With his talk, Gore hinted we have that major project.

Over the course of an hour, Gore fired off harrowing statistics about many recent natural disasters from China to Guatemala to Colorado over the last few years, followed up by some sobering predictions concerning ongoing droughts and continuously plummeting winter temperatures.

"We’ve got to take responsibility for consequences of our actions endangering the earth," Gore retorted.

Nevertheless, Gore remained optimistic, insisting that many of these predictions can be curbed with immediate response and action.

"We need to recognize the age of renewables is beginning," insisted Gore.
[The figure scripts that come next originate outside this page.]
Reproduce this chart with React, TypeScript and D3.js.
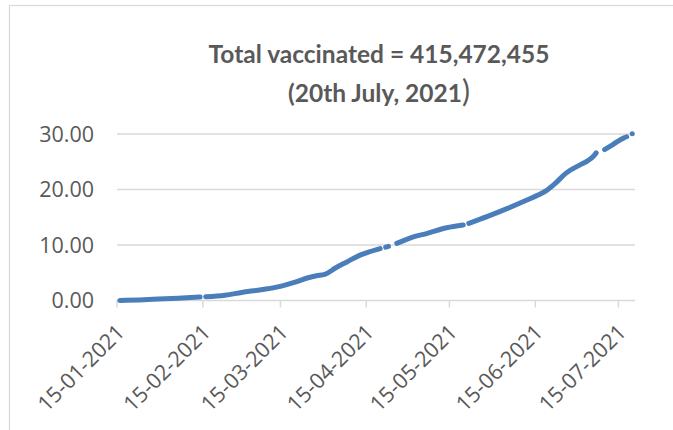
import React from "react";
import * as d3 from "d3";

const titleLine1 = "Total vaccinated = 415,472,455";
const titleLine2 = "(20th July, 2021";
const titleClose = ")";

const dates = [
  "2021-01-16", "2021-01-23", "2021-01-30", "2021-02-06", "2021-02-14", "2021-02-15",
  "2021-02-16", "2021-02-23", "2021-03-01", "2021-03-08", "2021-03-15", "2021-03-20",
  "2021-03-25", "2021-03-28", "2021-03-31", "2021-04-04", "2021-04-08", "2021-04-12",
  "2021-04-16", "2021-04-20", "2021-04-21", "2021-04-22", "2021-04-23", "2021-04-24",
  "2021-04-25", "2021-04-26", "2021-05-01", "2021-05-07", "2021-05-14", "2021-05-20",
  "2021-05-21", "2021-05-22", "2021-05-29", "2021-06-05", "2021-06-12", "2021-06-16",
  "2021-06-19", "2021-06-22", "2021-06-26", "2021-07-01", "2021-07-04", "2021-07-06",
  "2021-07-07", "2021-07-08", "2021-07-09", "2021-07-10", "2021-07-13", "2021-07-17",
  "2021-07-18", "2021-07-19", "2021-07-20",
];
const values: (number | null)[] = [
  0.0, 0.1, 0.26, 0.42, 0.62, null,
  0.68, 0.95, 1.45, 1.95, 2.55, 3.25,
  4.1, 4.45, 4.7, 5.9, 6.95, 8.0,
  8.75, 9.35, null, 9.6, 9.75, null,
  null, 10.3, 11.3, 12.1, 13.1, 13.6,
  null, 13.9, 15.2, 16.6, 18.1, 19.0,
  19.8, 21.0, 22.9, 24.4, 25.2, 26.0,
  26.6, null, null, 27.2, 28.1, 29.3,
  29.5, null, 30.05,
];

const yTicks = [0, 10, 20, 30];
const xTickDates = [
  "2021-01-15", "2021-02-15", "2021-03-15", "2021-04-15",
  "2021-05-15", "2021-06-15", "2021-07-15",
];
const xDomain = ["2021-01-15", "2021-07-21"];

export default function App() {
  const W = 673;
  const H = 430;
  const parse = d3.timeParse("%Y-%m-%d");
  const fmt = d3.timeFormat("%d-%m-%Y");
  const x = d3
    .scaleTime()
    .domain(xDomain.map((d) => parse(d) as Date))
    .range([117, 635]);
  const y = d3.scaleLinear().domain([0, 30]).range([300.5, 134]);
  const data = dates.map((d, i) => ({ date: parse(d) as Date, v: values[i] }));
  const line = d3
    .line<{ date: Date; v: number | null }>()
    .defined((d) => d.v != null)
    .x((d) => x(d.date))
    .y((d) => y(d.v as number))
    .curve(d3.curveMonotoneX);

  const grey = "#d9d9d9";
  const textCol = "#595959";
  const titleFont = "Lato, 'Open Sans', sans-serif";
  const axisFont = "'Open Sans', Lato, sans-serif";
  const [x0, x1] = x.range();

  return (
    <svg
      width={W}
      height={H}
      style={{ position: "absolute", left: 0, top: 0, background: "#fff" }}
    >
      <rect x={0} y={0} width={W} height={H} fill="#fff" />
      <rect x={9.5} y={5.5} width={800} height={600} fill="none" stroke={grey} strokeWidth={1.2} />
      <text
        x={379}
        y={63}
        textAnchor="middle"
        fontFamily={titleFont}
        fontWeight="bold"
        fontSize={24.5}
        fill={textCol}
      >
        {titleLine1}
      </text>
      <text
        x={379}
        y={102}
        textAnchor="middle"
        fontFamily={titleFont}
        fontWeight="bold"
        fontSize={24.5}
        fill={textCol}
      >
        {titleLine2}
        <tspan fontWeight="normal" fontSize={30}>{titleClose}</tspan>
      </text>
      {yTicks.map((t) => (
        <g key={t}>
          <line x1={x0} x2={x1} y1={y(t)} y2={y(t)} stroke={grey} strokeWidth={1.5} />
          <text
            x={94}
            y={y(t)}
            dy="0.36em"
            textAnchor="end"
            fontFamily={axisFont}
            fontSize={21.5}
            fill={textCol}
          >
            {d3.format(".2f")(t)}
          </text>
        </g>
      ))}
      {xTickDates.map((s) => {
        const d = parse(s) as Date;
        const tx = x(d);
        return (
          <g key={s}>
            <line x1={tx} x2={tx} y1={y(0)} y2={y(0) + 7} stroke={grey} strokeWidth={1.5} />
            <text
              transform={`translate(${tx + 9},${y(0) + 33}) rotate(-45)`}
              textAnchor="end"
              fontFamily={axisFont}
              fontSize={21.5}
              fill={textCol}
            >
              {fmt(d)}
            </text>
          </g>
        );
      })}
      <path
        d={line(data) || ""}
        fill="none"
        stroke="#4a7ebb"
        strokeWidth={5}
        strokeLinecap="round"
        strokeLinejoin="round"
      />
    </svg>
  );
}
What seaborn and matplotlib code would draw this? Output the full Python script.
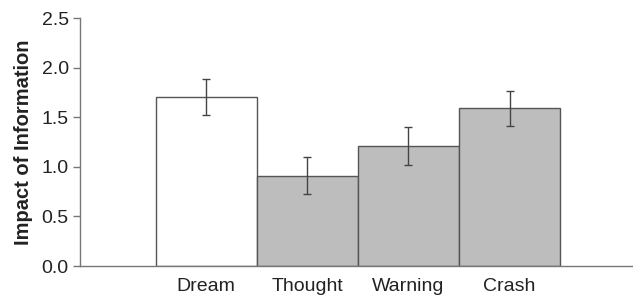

He emphasized the business opportunities by renewable energy development and technology, asserting that "the private sector is going to finance most of renewable energy."

Along with championing the aforementioned trio of Silicon Valley titans for their respective energy efficiency goals, Gore highlighted American business magnate and billionaire Warren Buffett as a prime example of an entrepreneur investing heavily in the renewable energy space.

"He’s not someone known for making dumb decisions," Gore quipped.

The Internet, Gore continued, is going to play a huge role in this shift as well. Projecting that the Internet will be more powerful (and influential) than television, Gore cited advertising dollars online surpassed those on the small screen last year.

As a further incentive to the keynote audience filled with sales executives and software developers, Gore observed that "we are always surprised" when technology costs drop dramatically, referencing the development of processors and Moore's Law as examples. He theorized the same can be done with wind and solar power tech.

Gore concluded, "I'm optimistic about this, but we need to speed it up."